Here are my five lessons from Madeleine L’Engle that I learned from her granddaughter’s, Charlotte Jones Voiklis, presentation.

Lesson 1 – Even great writers struggle to “kill their darlings.”

Every one of those seven revisions began with the same dreadful opening – the heroine in bed with a dead lover who had suffered a fatal heart attack. She then calls a former lover, a doctor, to help her with the situation. (Perhaps this is where Downton Abbey writers came up with the scenario of the dead man in Mary’s bed.)

You want your readers to like your heroine, despite how flawed and troubled. Such an introduction doesn’t do that. There is no context or leading up to this, no reason to care about the heroine stuck in such an awful situation. Yet L’Engle continued to cling to her opening.

Lesson 2 – Too much failure can make a person bitter.

We often hear how we can learn from our failures. So true.
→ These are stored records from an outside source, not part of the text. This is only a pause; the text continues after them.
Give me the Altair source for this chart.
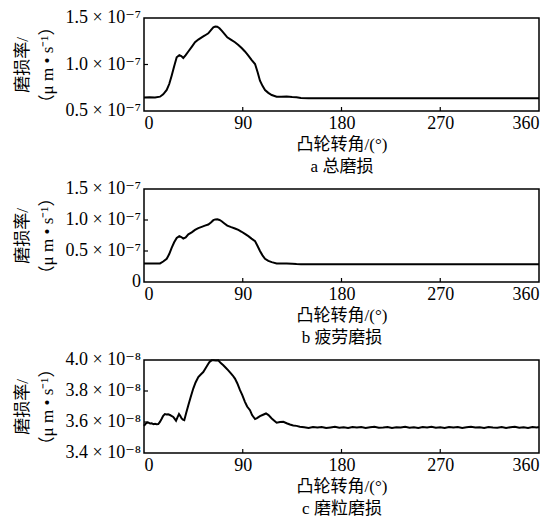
import altair as alt
import pandas as pd

# Shared angle samples for panels a and b (degrees)
AB_ANG = [0, 5, 10, 14.6, 17.5, 20.7, 23, 25.2, 27.5, 29.8,
          32.2, 34, 35.8, 38, 40.4, 43.5, 46.5, 49.5, 52.6, 55.5,
          58.6, 61, 63.2, 65, 66.8, 68.8, 70.8, 73.3, 75.9, 79.5,
          82.9, 86, 89, 92, 95.1, 98, 101.2, 103.5, 105.7, 108,
          110.3, 113.3, 116.4, 120.9, 125, 130, 135, 139, 143, 150,
          180, 270, 360]

# a 总磨损 (x 1e-7)
A_VAL = [0.645, 0.647, 0.645, 0.654, 0.68, 0.726, 0.79, 0.88, 0.98, 1.077,
         1.10, 1.09, 1.07, 1.10, 1.14, 1.19, 1.239, 1.268, 1.292, 1.312,
         1.335, 1.37, 1.40, 1.408, 1.407, 1.39, 1.364, 1.33, 1.292, 1.265,
         1.239, 1.21, 1.177, 1.14, 1.095, 1.05, 1.005, 0.92, 0.826, 0.77,
         0.726, 0.695, 0.672, 0.654, 0.652, 0.657, 0.65, 0.647, 0.64, 0.637,
         0.637, 0.637, 0.637]

# b 疲劳磨损 (x 1e-7)
B_VAL = [0.30, 0.30, 0.30, 0.30, 0.33, 0.375, 0.45, 0.55, 0.64, 0.71,
         0.74, 0.725, 0.70, 0.72, 0.77, 0.80, 0.84, 0.87, 0.89, 0.91,
         0.927, 0.96, 0.997, 1.01, 1.013, 1.0, 0.98, 0.945, 0.91, 0.885,
         0.863, 0.84, 0.81, 0.775, 0.74, 0.70, 0.66, 0.58, 0.50, 0.43,
         0.375, 0.34, 0.32, 0.30, 0.30, 0.30, 0.295, 0.29, 0.287, 0.285,
         0.285, 0.285, 0.285]

# c 磨粒磨损 (x 1e-8)
C_ANG = [0, 1, 2.5, 4, 5.5, 7, 8.5, 10, 11.5, 13,
         14.5, 16, 17.5, 19, 20.5, 22, 23.7, 25, 26.7, 28,
         29.2, 30.5, 31.9, 33, 34.3, 35.5, 36.7, 38.5, 40.4, 42.5,
         44.9, 47, 49.5, 51.5, 54, 56, 58.6, 60, 61.7, 63.5,
         65.5, 67.7, 70, 72.3, 74.5, 76.8, 79, 80.9, 82.9, 85,
         87.5, 89.5, 92, 94, 96.6, 98.5, 101.2, 103, 105.7, 108,
         111.2, 113.5, 116.4, 118.5, 120.9, 124, 127, 130, 133, 136,
         139, 142,
         146, 150, 154, 158, 162, 166, 170, 174, 178, 182,
         186, 190, 194, 198, 202, 206, 210, 214, 218, 222,
         226, 230, 234, 238, 242, 246, 250, 254, 258, 262,
         266, 270, 274, 278, 282, 286, 290, 294, 298, 302,
         306, 310, 314, 318, 322, 326, 330, 334, 338, 342,
         346, 350, 354, 358, 360]
C_VAL = [3.575, 3.585, 3.595, 3.597, 3.59, 3.592, 3.586, 3.588, 3.585, 3.587,
         3.60, 3.619, 3.64, 3.651, 3.648, 3.65, 3.645, 3.64, 3.633, 3.62,
         3.608, 3.63, 3.651, 3.64, 3.623, 3.615, 3.612, 3.66, 3.708, 3.76,
         3.816, 3.855, 3.89, 3.905, 3.922, 3.945, 3.976, 3.99, 3.998, 3.999,
         3.997, 3.998, 3.98, 3.966, 3.95, 3.933, 3.915, 3.9, 3.88, 3.85,
         3.805, 3.775, 3.73, 3.70, 3.676, 3.645, 3.619, 3.625, 3.638, 3.645,
         3.655, 3.645, 3.623, 3.61, 3.595, 3.60, 3.601, 3.592, 3.584, 3.578,
         3.575, 3.57,
         3.566, 3.562, 3.567, 3.564, 3.568, 3.561, 3.565, 3.569, 3.563, 3.566,
         3.562, 3.568, 3.564, 3.567, 3.561, 3.566, 3.569, 3.563, 3.565, 3.568,
         3.562, 3.566, 3.564, 3.569, 3.563, 3.566, 3.562, 3.567, 3.565, 3.569,
         3.563, 3.566, 3.562, 3.568, 3.564, 3.567, 3.562, 3.566, 3.569, 3.564,
         3.566, 3.562, 3.568, 3.565, 3.563, 3.567, 3.562, 3.566, 3.569, 3.563,
         3.566, 3.562, 3.567, 3.565, 3.568]

X_TICKS = [0, 90, 180, 270, 360]
X_INNER = [90, 180, 270]
A_TICKS = [0.5, 1.0, 1.5]
A_LABELS = ["0.5 × 10⁻⁷", "1.0 × 10⁻⁷", "1.5 × 10⁻⁷"]
B_TICKS = [0, 0.5, 1.0, 1.5]
B_LABELS = ["0", "0.5 × 10⁻⁷", "1.0 × 10⁻⁷", "1.5 × 10⁻⁷"]
C_TICKS = [3.4, 3.6, 3.8, 4.0]
C_LABELS = ["3.4 × 10⁻⁸", "3.6 × 10⁻⁸", "3.8 × 10⁻⁸", "4.0 × 10⁻⁸"]

X_TITLE = "凸轮转角/(°)"
Y_TITLE = ["磨损率/", "（μ m • s⁻¹）"]

W, H = 395, 93
SERIF = "Liberation Serif, DejaVu Serif, serif"
CJK = "Liberation Serif, Noto Sans CJK SC, serif"


def panel(ang, val, domain, yticks, ylabels, subtitle):
    df = pd.DataFrame({"angle": ang, "v": val})
    xscale = alt.Scale(domain=[0, 360], nice=False, zero=False)
    yscale = alt.Scale(domain=domain, nice=False, zero=False)
    line = alt.Chart(df).mark_line(color="black", strokeWidth=2).encode(
        x=alt.X("angle:Q", scale=xscale,
                axis=alt.Axis(values=X_TICKS, ticks=False, domain=False,
                              labelFontSize=18, labelPadding=3,
                              labelOverlap=False,
                              title=[X_TITLE, subtitle], titleFontSize=17,
                              titleLineHeight=22, titlePadding=4,
                              titleFont=CJK, titleFontWeight="normal",
                              labelFont=SERIF, labelColor="black",
                              titleColor="black")),
        y=alt.Y("v:Q", scale=yscale,
                axis=alt.Axis(values=yticks, ticks=False, domain=False,
                              labels=False, title=Y_TITLE,
                              titleFontSize=17, titleLineHeight=25,
                              titlePadding=88, titleFont=CJK,
                              titleFontWeight="normal", titleColor="black")),
    )
    ylab = alt.Chart(pd.DataFrame({"v": yticks, "lab": ylabels})).mark_text(
        align="right", baseline="middle", dx=-3, fontSize=18, font=SERIF,
        color="black").encode(
        y=alt.Y("v:Q", scale=yscale), x=alt.value(0), text="lab:N")
    xt = alt.Chart(pd.DataFrame({"angle": X_INNER})).mark_rule(
        color="black", strokeWidth=1.2).encode(
        x=alt.X("angle:Q", scale=xscale),
        y=alt.value(H), y2=alt.value(H - 4))
    inner_y = [t for t in yticks if domain[0] < t < domain[1]]
    yt = alt.Chart(pd.DataFrame({"v": inner_y})).mark_rule(
        color="black", strokeWidth=1.2).encode(
        y=alt.Y("v:Q", scale=yscale),
        x=alt.value(0), x2=alt.value(4))
    return alt.layer(line, ylab, xt, yt).properties(width=W, height=H)


pa = panel(AB_ANG, A_VAL, [0.5, 1.5], A_TICKS, A_LABELS, "a  总磨损")
pb = panel(AB_ANG, B_VAL, [0, 1.5], B_TICKS, B_LABELS, "b  疲劳磨损")
pc = panel(C_ANG, C_VAL, [3.4, 4.0], C_TICKS, C_LABELS, "c  磨粒磨损")

chart = alt.vconcat(pa, pb, pc, spacing=78, bounds="flush").properties(
    padding={"left": 4, "top": 0, "right": 2, "bottom": 0}
).configure_view(stroke="black", strokeWidth=1.5).configure_axis(
    grid=False, labelOverlap=False)

chart.save("out.html", embed_options={"renderer": "svg", "actions": False})
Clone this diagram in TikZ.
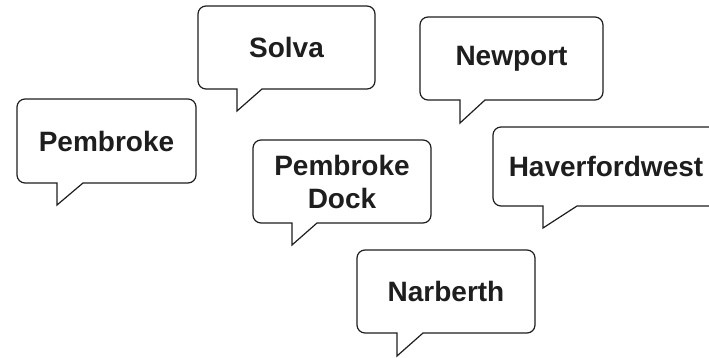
\documentclass[tikz,border=0pt]{standalone}
\usepackage{fontspec}
\setmainfont{Liberation Sans}
\definecolor{ink}{HTML}{1E1E1E}
\tikzset{
  bubble/.style={draw=ink, line width=1.2pt, line join=miter, fill=white},
  lbl/.style={font=\fontsize{28}{33}\selectfont\bfseries, align=center, text=ink, inner sep=0pt}
}
% #1 L, #2 B, #3 R, #4 T, #5 tail left x, #6 tail right x, #7 tip y
\newcommand\speechbubble[7]{%
  \draw[bubble] (#5,#2) -- (#5,#7) -- (#6,#2) -- ({#3-8},#2)
    arc[start angle=270,end angle=360,radius=8] -- (#3,{#4-8})
    arc[start angle=0,end angle=90,radius=8] -- ({#1+8},#4)
    arc[start angle=90,end angle=180,radius=8] -- (#1,{#2+8})
    arc[start angle=180,end angle=270,radius=8] -- cycle;}
\begin{document}
\begin{tikzpicture}[x=1pt,y=1pt]
\useasboundingbox (0,0) rectangle (709,357);
\begin{scope}
\clip (0,0) rectangle (709,357);
\speechbubble{17}{174}{196}{258}{57}{83}{152}
\node[lbl] (pembroke) at (106.5,216) {Pembroke};
\speechbubble{198}{268}{375}{351}{237}{262}{246}
\node[lbl] (solva) at (286.5,309.5) {Solva};
\speechbubble{420}{257}{603}{340}{460}{485}{234}
\node[lbl] (newport) at (511.5,298.5) {Newport};
\speechbubble{253}{134}{431}{217}{292}{317}{112}
\node[lbl] (pdock) at (342,175.5) {Pembroke\\Dock};
\speechbubble{493}{151}{719}{230}{543}{577}{129}
\node[lbl] (haverfordwest) at (606,190.5) {Haverfordwest};
\speechbubble{357}{24}{535}{107}{397}{423}{1}
\node[lbl] (narberth) at (446,65.5) {Narberth};
\end{scope}
\end{tikzpicture}
\end{document}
However, it is also true that there is a point at which piling failure upon failure disheartens a person and can leave them bitter and cruel, as was the case for L’Engle’s father.

Madeleine feared becoming like her father. “It’s time for a period of sunshine,” she said. It was time for some good news lest even the most persistent and hopeful writer become discouraged and give up. We all need that sunshine. I know I do.

Lesson 3 – Memories can be Slippery

On her fortieth birthday, Madeleine received yet another rejection letter. She considered it a sign that it was time for her to quit writing, confirming her guilt over time spent writing instead of doing other appropriate tasks of a wife and mother. She wrote about this in her book A Circle of Quiet.

“So the rejection on my fortieth birthday seemed like a unmistakable command: stop this foolishness and learn to make cherry pie.

I covered the typewriter in a great gesture of renunciation. Then I walked around and around the room, bawling my head off. I was totally and unutterable miserable.

Suddenly I stopped, because I realized what my subconscious mind was doing while I was sobbing: my subconscious mind was busy working out a novel about failure.

I uncovered the typewriter. In my journal I recorded this moment of decision for what it was. I had to write.”

However, this account is contradicted in other journals that mentioned the time of the rejection letter being earlier than her birthday.

Memory can be a capricious thing. I’ve often gotten days and other details about events in my life wrong. Looking at past journal entries or trying to line up dates with the memories sometimes confirm this mistake. Why wouldn’t Madeleine L’Engle have the same experience? Sometimes we remember something one way for so long that it becomes entrenched in our minds this way.

Or … perhaps Madeleine embellished for dramatic effect. Good storytellers do that.

Lesson 4 – Nothing is wasted.

Even as L’Engle was swearing off writing, another book was forming in her subconscious, one about failure. After giving up on this novel, L’Engle went on a trip with her family. The idea for A Wrinkle in Time developed while on that trip, using the theme/message of her unpublished book.

Lesson 5 – Writers Write

All writing is a practice of craft. Out of the dregs of one book or article, comes another one. The only failure is to stop practicing the craft.  As Jean Rhys said, “All of writing is a huge lake. There are great rivers that feed the lake, like Tolstoy or Dostoyevsky. And then there are mere trickles, like Jean Rhys. All that matters is feeding the lake. I don’t matter. The lake matters. You must keep feeding the lake.” The only failure is to stop feeding the lake.

Even as L’Engle contemplated giving up writing, she realized she couldn’t. There was something within her that needed expression through writing. There is something within all writers that begs to come out. The only failure is to ignore that need. Writers write.

Final Lessons from Madeleine L’Engle

Do you agonize over the question, “am I a writer?” My response to you is, “Do you write?” If you write, you are a writer. If you feel there is something essential missing if you don’t write, you are a writer. Pick up your pen or open your laptop.

I am but a trickle in the lake of writing. Let me be the best trickle I can be. L’Engle has given me reason to pick up pen again and again.